◆ **Task to complete**
Keep only those lines of the records that include the string "Write".

◆ **Data supplied**
=====

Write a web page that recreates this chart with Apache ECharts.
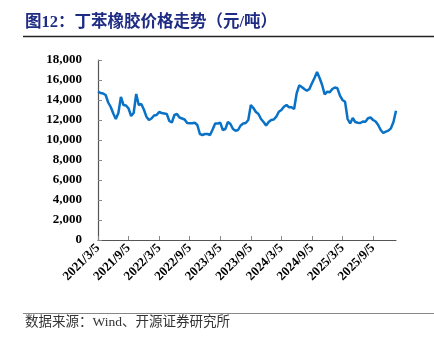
<!DOCTYPE html>
<html>
<head>
<meta charset="utf-8">
<script src="https://cdn.jsdelivr.net/npm/echarts@6/dist/echarts.min.js"></script>
<style>html,body{margin:0;padding:0;background:#fff;}#c{width:434px;height:338px;}</style>
</head>
<body>
<div id="c"></div>
<script>
var titleText = '图12：丁苯橡胶价格走势（元/吨）';
var sourceText = '数据来源：Wind、开源证券研究所';
var tickLabels = ['2021/3/5','2021/9/5','2022/3/5','2022/9/5','2023/3/5','2023/9/5','2024/3/5','2024/9/5','2025/3/5','2025/9/5'];
var yTicks = [0,2000,4000,6000,8000,10000,12000,14000,16000,18000];
// semi-monthly dates (5th and 20th) from 2021/3/5 to 2026/1/20
var categories = [];
(function(){
  var y = 2021, m = 3;
  while (categories.length < 118) {
    categories.push(y + '/' + m + '/5');
    categories.push(y + '/' + m + '/20');
    m++; if (m > 12) { m = 1; y++; }
  }
})();
var prices = [
14830,14700,14650,14500,13750,13300,12650,12100,12700,14300,
13500,13450,13150,12400,12700,14600,13500,13600,13050,12330,
12000,12150,12450,12500,12800,12700,12650,12600,11900,11750,
12500,12600,12250,12150,12050,11700,11670,11670,11730,11500,
10600,10500,10600,10600,10500,11050,11650,11650,11730,11000,
11100,11800,11600,11100,10930,11000,11450,11650,11700,12000,
13500,13200,12800,12600,12100,11800,11450,11800,12000,12050,
12330,12830,13000,13330,13500,13270,13270,13100,14670,15470,
15300,15100,14930,15100,15670,16200,16800,16200,15500,14550,
14830,14770,15100,15250,15170,14430,14000,13830,12100,11650,
12200,11800,11730,11700,11850,11830,12170,12250,12000,11850,
11500,11000,10700,10830,10930,11170,11800,12930
];
var tickSet = {};
tickLabels.forEach(function(t){ tickSet[t] = true; });
var chart = echarts.init(document.getElementById('c'), null, {renderer:'canvas'});
var axisFont = {fontFamily:'"Liberation Serif","Times New Roman",serif', fontWeight:'bold', fontSize:13, color:'#000'};
chart.setOption({
  animation:false,
  backgroundColor:'#fff',
  graphic:[
    {type:'text', left:25, top:14, style:{text:titleText, fill:'#1F2C84', font:'bold 16.5px "Liberation Serif","Noto Sans CJK SC",serif'}},
    {type:'line', shape:{x1:23,y1:36.5,x2:434,y2:36.5}, style:{stroke:'#222', lineWidth:1.5}},
    {type:'line', shape:{x1:23,y1:313.5,x2:434,y2:313.5}, style:{stroke:'#888', lineWidth:1.2}},
    {type:'text', left:25, top:316, style:{text:sourceText, fill:'#333', font:'13.5px "Liberation Serif","Noto Sans CJK SC",serif'}}
  ],
  grid:{left:98, right:38, top:60, bottom:98, containLabel:false},
  xAxis:{
    type:'category', data:categories, boundaryGap:false,
    axisLine:{lineStyle:{color:'#555', width:1.2}},
    axisTick:{inside:true, length:4, interval:function(i,v){return !!tickSet[v];}, lineStyle:{color:'#888'}},
    axisLabel:Object.assign({rotate:45, interval:function(i,v){return !!tickSet[v];}, margin:6}, axisFont),
    splitLine:{show:false}
  },
  yAxis:{
    type:'value', min:0, max:18000, interval:2000,
    axisLine:{show:true, lineStyle:{color:'#555', width:1.2}},
    axisTick:{show:true, inside:true, length:4, lineStyle:{color:'#888'}},
    axisLabel:Object.assign({margin:16, formatter:function(v){return v.toLocaleString('en-US');}}, axisFont),
    splitLine:{show:false}
  },
  series:[{
    type:'line', data:prices, symbol:'none', smooth:false,
    lineStyle:{color:'#0A72C6', width:2.5}
  }]
});
</script>
</body>
</html>
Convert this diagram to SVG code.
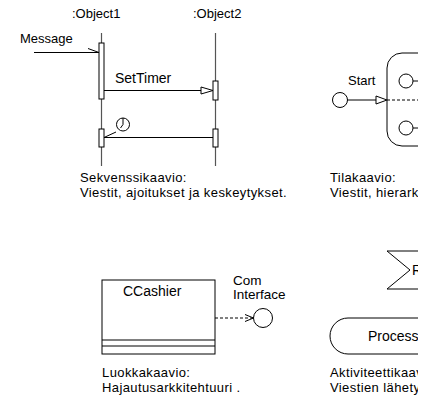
<svg xmlns="http://www.w3.org/2000/svg" width="431" height="403" viewBox="0 0 431 403">
<style>
text{font-family:"Liberation Sans",Arial,sans-serif;fill:#000}
.l{font-size:13px}
.c{font-size:14px}
.cap{font-size:13px;letter-spacing:0.4px}
.s{fill:none;stroke:#000;stroke-width:1}
.w{fill:#fff;stroke:#000;stroke-width:1}
.life{fill:none;stroke:#555;stroke-width:1.2}
.d{fill:none;stroke:#000;stroke-width:1;stroke-dasharray:3,2}
</style>
<defs>
<clipPath id="clip"><rect x="0" y="0" width="418" height="403"/></clipPath>
</defs>
<rect width="431" height="403" fill="#fff"/>
<g id="sequence">
<g id="object1">
<text class="l" x="72" y="18">:Object1</text>
<line class="life" x1="101.5" y1="33" x2="101.5" y2="166"/>
<rect class="w" x="99" y="43" width="5" height="56"/>
<rect class="w" x="99" y="129" width="5" height="18"/>
</g>
<g id="object2">
<text class="l" x="193" y="18">:Object2</text>
<line class="life" x1="215.5" y1="33" x2="215.5" y2="166"/>
<rect class="w" x="213" y="81" width="5" height="19"/>
<rect class="w" x="213" y="129" width="5" height="18"/>
</g>
<g id="seq-connectors">
<text class="l" x="20" y="43">Message</text>
<line class="s" x1="34" y1="52.5" x2="99" y2="52.5"/>
<line class="s" x1="88" y1="48.5" x2="99" y2="52.5"/>
<text class="c" x="115" y="83">SetTimer</text>
<line class="s" x1="104" y1="90.5" x2="201" y2="90.5"/>
<polygon class="w" points="201,87 213,90.5 201,94"/>
<line class="s" x1="104" y1="137.5" x2="213" y2="137.5"/>
<line class="s" x1="104" y1="137.5" x2="116" y2="132"/>
<circle class="s" cx="123" cy="124.5" r="6.5"/>
<path class="s" d="M123,118 L123,124.5 L120.5,128"/>
</g>
<text class="cap" x="80" y="182">Sekvenssikaavio:</text>
<text class="cap" x="80" y="197">Viestit, ajoitukset ja keskeytykset.</text>
</g>
<g id="state" clip-path="url(#clip)">
<g id="start-node">
<circle class="s" cx="340" cy="100" r="7.5"/>
<text class="l" x="348" y="85">Start</text>
</g>
<g id="state-box">
<rect class="s" x="387" y="53" width="80" height="93" rx="15" ry="15"/>
<circle class="s" cx="406" cy="81" r="7"/>
<line class="s" x1="413" y1="81" x2="418" y2="81"/>
<circle class="s" cx="406" cy="128" r="7"/>
<line class="s" x1="413" y1="128" x2="418" y2="128"/>
</g>
<g id="state-connectors">
<line class="s" x1="347.5" y1="100" x2="376" y2="100"/>
<polygon class="w" points="376,96 387,100 376,104"/>
<line class="d" x1="387" y1="100" x2="418" y2="100"/>
</g>
<text class="cap" x="330" y="182">Tilakaavio:</text>
<text class="cap" x="330" y="197">Viestit, hierark</text>
</g>
<g id="class">
<g id="ccashier">
<rect class="w" x="102" y="280" width="113" height="74"/>
<line class="s" x1="102" y1="340" x2="215" y2="340"/>
<line class="s" x1="102" y1="346" x2="215" y2="346"/>
<text class="c" x="123" y="296">CCashier</text>
</g>
<g id="com-interface">
<circle class="s" cx="263" cy="318" r="9.5"/>
<text class="l" x="233" y="285" style="font-size:13.5px">Com</text>
<text class="l" x="233" y="299" style="font-size:13.5px">Interface</text>
</g>
<g id="class-connectors">
<line class="d" x1="215" y1="318" x2="253" y2="318"/>
<polyline class="s" points="245,314.5 253.5,318 245,321.5"/>
</g>
<text class="cap" x="102" y="377">Luokkakaavio:</text>
<text class="cap" x="102" y="392">Hajautusarkkitehtuuri .</text>
</g>
<g id="activity" clip-path="url(#clip)">
<g id="receive">
<polygon class="w" points="387,251 440,251 440,289 387,289 410,270"/>
<text class="c" x="412" y="275">R</text>
</g>
<g id="process">
<rect class="w" x="330" y="318" width="130" height="36" rx="18" ry="18"/>
<text class="c" x="368" y="341">Process</text>
</g>
<text class="cap" x="330" y="377">Aktiviteettikaav</text>
<text class="cap" x="330" y="392">Viestien lähety</text>
</g>
</svg>
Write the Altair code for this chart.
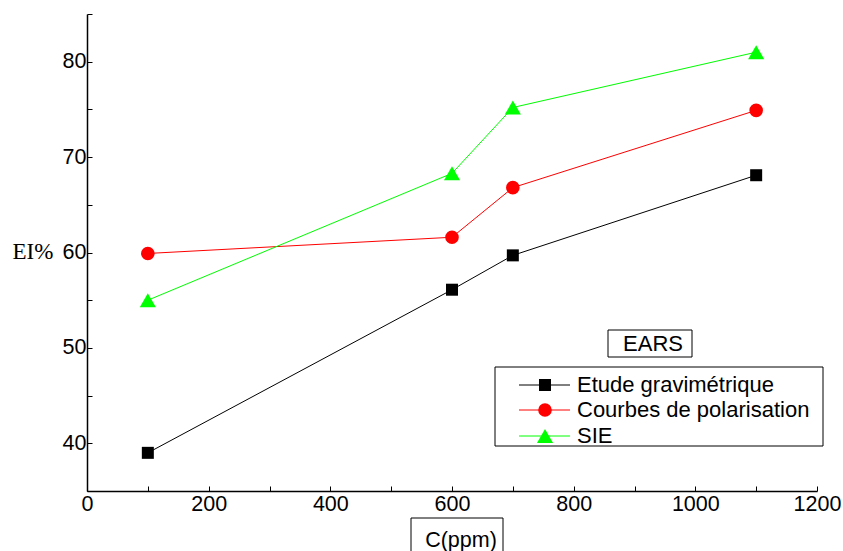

=====

◆ **Exercise solution**
Write a web page that recreates this chart with Apache ECharts.
Write the Altair code for this chart.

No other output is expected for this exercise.